Un constat qui fait bondir Jean-Philippe Ould Aoudia, 79 ans, fils d'un des six dirigeants de Centres sociaux éducatifs tués par l'OAS le 15 mars 1962 à Alger, juste avant les accords d'Evian qui allaient acter l'indépendance de l'Algérie.

"Ils étaient résistants contre quoi? Contre la France? C'étaient des nationalistes contre la Nation! ", réplique le fils Ould Aoudia, aujourd'hui médecin à la retraite à Clamart, près de Paris.

"Ce n'est pas en assassinant de sang-froid et de dos, par traîtrise, des individus dans la rue, qui n'ont rien à voir, qu'on va ennoblir la cause qu'on prétend défendre", juge-t-il.

Chez lui aussi, un attentat allait bousculer toute une vie. Un commando OAS, composé en partie de militaires, pénétra dans le bâtiment où les six dirigeants des Centres sociaux, dont l'écrivain Mouloud Feraoun, tenaient une réunion de travail.

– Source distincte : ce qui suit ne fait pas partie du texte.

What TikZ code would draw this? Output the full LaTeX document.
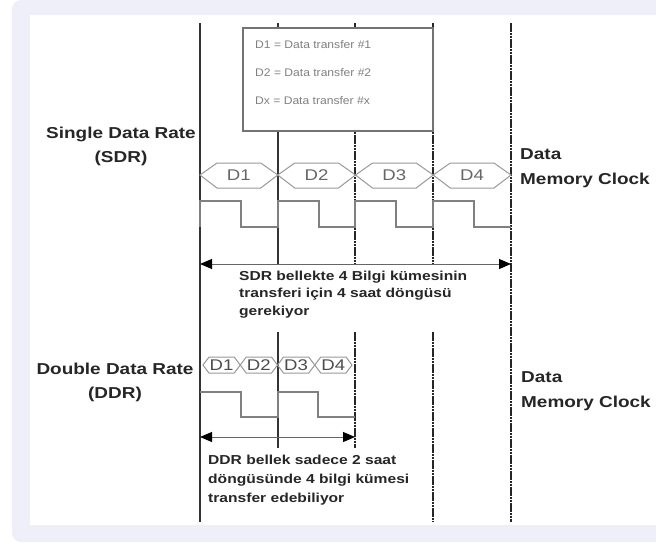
\documentclass[tikz,border=0pt]{standalone}
\usepackage{fontspec}
\setmainfont{Liberation Sans}
\newfontfamily\stretchfont{Liberation Sans}[FakeStretch=1.2]
\newfontfamily\legfont{Liberation Sans}[FakeStretch=1.1]
\usetikzlibrary{arrows.meta}
\definecolor{bgc}{RGB}{238,239,248}
\begin{document}
\begin{tikzpicture}[x=1pt,y=-1pt,
  biglab/.style={font=\stretchfont\bfseries\fontsize{15.8}{18}\selectfont, text=black!85, inner sep=0pt},
  expl/.style={font=\stretchfont\bfseries\fontsize{13}{17}\selectfont, text=black!85, inner sep=0pt, anchor=base west},
  leg/.style={font=\legfont\fontsize{11}{12}\selectfont, text=black!50, inner sep=0pt, anchor=base west},
  hexlab/.style={font=\stretchfont\fontsize{15.5}{16}\selectfont, text=black!60, inner sep=0pt},
  solidv/.style={draw=black!80, line width=1.3pt},
  dashv/.style={draw=black!85, line width=1.3pt, dash pattern=on 2.5pt off 0.7pt},
  hexline/.style={draw=black!40, line width=1pt, line join=miter},
  clk/.style={draw=black!50, line width=1.1pt},
  dimarrow/.style={draw=black!60, line width=1pt, {Triangle[length=12pt,width=10pt,black]}-{Triangle[length=12pt,width=10pt,black]}},
  legbox/.style={draw=black!55, fill=white, line width=1.1pt}]
\useasboundingbox (0,0) rectangle (656,542);
\fill[white] (0,0) rectangle (656,542);
\fill[bgc, rounded corners=9pt] (12,0) rectangle (690,542);
\fill[white] (30,15) rectangle (656,525);

% vertical timing lines
\coordinate (L1t) at (200,23);  \coordinate (L1b) at (200,522);
\coordinate (L2t) at (278,23);  \coordinate (L2m) at (278,264);
\coordinate (L2s) at (278,332); \coordinate (L2b) at (278,448);
\coordinate (L3t) at (355,23);  \coordinate (L3m) at (355,264);
\coordinate (L3s) at (355,332); \coordinate (L3b) at (355,448);
\coordinate (L4t) at (433,23);  \coordinate (L4m) at (433,264);
\coordinate (L4s) at (433,332); \coordinate (L4b) at (433,522);
\coordinate (L5t) at (511,23);  \coordinate (L5b) at (511,522);
\draw[solidv] (L1t) -- (L1b);
\draw[solidv] (L2t) -- (L2m);
\draw[solidv] (L2s) -- (L2b);
\draw[dashv] (L3t) -- (L3m);
\draw[dashv] (L3s) -- (L3b);
\draw[dashv] (L4t) -- (L4m);
\draw[dashv] (L4s) -- (L4b);
\draw[dashv] (L5t) -- (L5b);

% legend
\draw[legbox] (243,28) rectangle (433,131);
\node[leg] (leg1) at (255,48.8) {D1 = Data transfer \#1};
\node[leg] (leg2) at (255,76.8) {D2 = Data transfer \#2};
\node[leg] (leg3) at (255,104.8) {Dx = Data transfer \#x};

% SDR labels
\node[biglab, anchor=base] (sdr1) at (121,138.5) {Single Data Rate};
\node[biglab, anchor=base] (sdr2) at (121,162.5) {(SDR)};
\node[biglab, anchor=base west] (data1) at (520,159.5) {Data};
\node[biglab, anchor=base west] (mc1) at (520,184.5) {Memory Clock};

% SDR data hexagons
\foreach \i/\lab in {0/D1,1/D2,2/D3,3/D4}{
  \pgfmathsetmacro{\xl}{200+77.75*\i}
  \pgfmathsetmacro{\xr}{\xl+77.75}
  \draw[hexline] (\xl,175) -- (\xl+17,163) -- (\xr-17,163) -- (\xr,175) -- (\xr-17,188) -- (\xl+17,188) -- cycle;
  \node[hexlab] (sh\i) at ({(\xl+\xr)/2},175.5) {\lab};
}

% SDR clock
\draw[clk] (200,227) -- (200,201) -- (241,201) -- (241,227) -- (278,227) -- (278,201)
  -- (319,201) -- (319,227) -- (355,227) -- (355,201) -- (396,201) -- (396,227)
  -- (433,227) -- (433,201) -- (474,201) -- (474,227) -- (511,227);

% SDR arrow
\coordinate (sa1) at (200,264); \coordinate (sa2) at (511,264);
\draw[dimarrow] (sa1) -- (sa2);
\node[expl] (st1) at (239,280.7) {SDR bellekte 4 Bilgi kümesinin};
\node[expl] (st2) at (239,297.7) {transferi için 4 saat döngüsü};
\node[expl] (st3) at (239,315.7) {gerekiyor};

% DDR labels
\node[biglab, anchor=base] (ddr1) at (115,374.5) {Double Data Rate};
\node[biglab, anchor=base] (ddr2) at (115,398.5) {(DDR)};
\node[biglab, anchor=base west] (data2) at (521,382.5) {Data};
\node[biglab, anchor=base west] (mc2) at (521,407.5) {Memory Clock};

% DDR data hexagons
\foreach \i/\lab in {0/D1,1/D2,2/D3,3/D4}{
  \pgfmathsetmacro{\xl}{203+37.25*\i}
  \pgfmathsetmacro{\xr}{\xl+37.25}
  \draw[hexline] (\xl,365) -- (\xl+6,357) -- (\xr-6,357) -- (\xr,365) -- (\xr-6,373) -- (\xl+6,373) -- cycle;
  \node[hexlab, text=black!70] (dh\i) at ({(\xl+\xr)/2},365.5) {\lab};
}

% DDR clock
\draw[clk] (200,392) -- (241,392) -- (241,417) -- (278,417) -- (278,392)
  -- (318,392) -- (318,417) -- (355,417);

% DDR arrow
\coordinate (da1) at (200,437); \coordinate (da2) at (355,437);
\draw[dimarrow] (da1) -- (da2);
\node[expl] (dt1) at (208,464.7) {DDR bellek sadece 2 saat};
\node[expl] (dt2) at (208,483.7) {döngüsünde 4 bilgi kümesi};
\node[expl] (dt3) at (208,502.7) {transfer edebiliyor};
\end{tikzpicture}
\end{document}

Les six responsables, d'anciens instituteurs soupçonnés de sympathie pour la cause algérienne, furent conduits à l'extérieur, dos au mur, et abattus de sang-froid au fusil-mitrailleur.

"Les tueurs ont tiré d'abord dans les jambes pour que les corps s'écroulent et que le supplice dure quelques secondes de plus", raconte Jean-Philippe Ould Aoudia.

"Ils ont tiré 103 balles (..) J'ai eu du mal à reconnaître le visage de mon père qui avait été défiguré par deux coups de grâce de 11,43", se souvient Jean-Philippe Ould Aoudia.

Pour lui, le combat de l'OAS était sans issue. "Je comprends qu'ils continuent à ne pas accepter d'être un cul-de-sac de l'Histoire. Si leur but, c'était de rester en Algérie (...) ils s'y sont pris de la pire des manières", assène-t-il.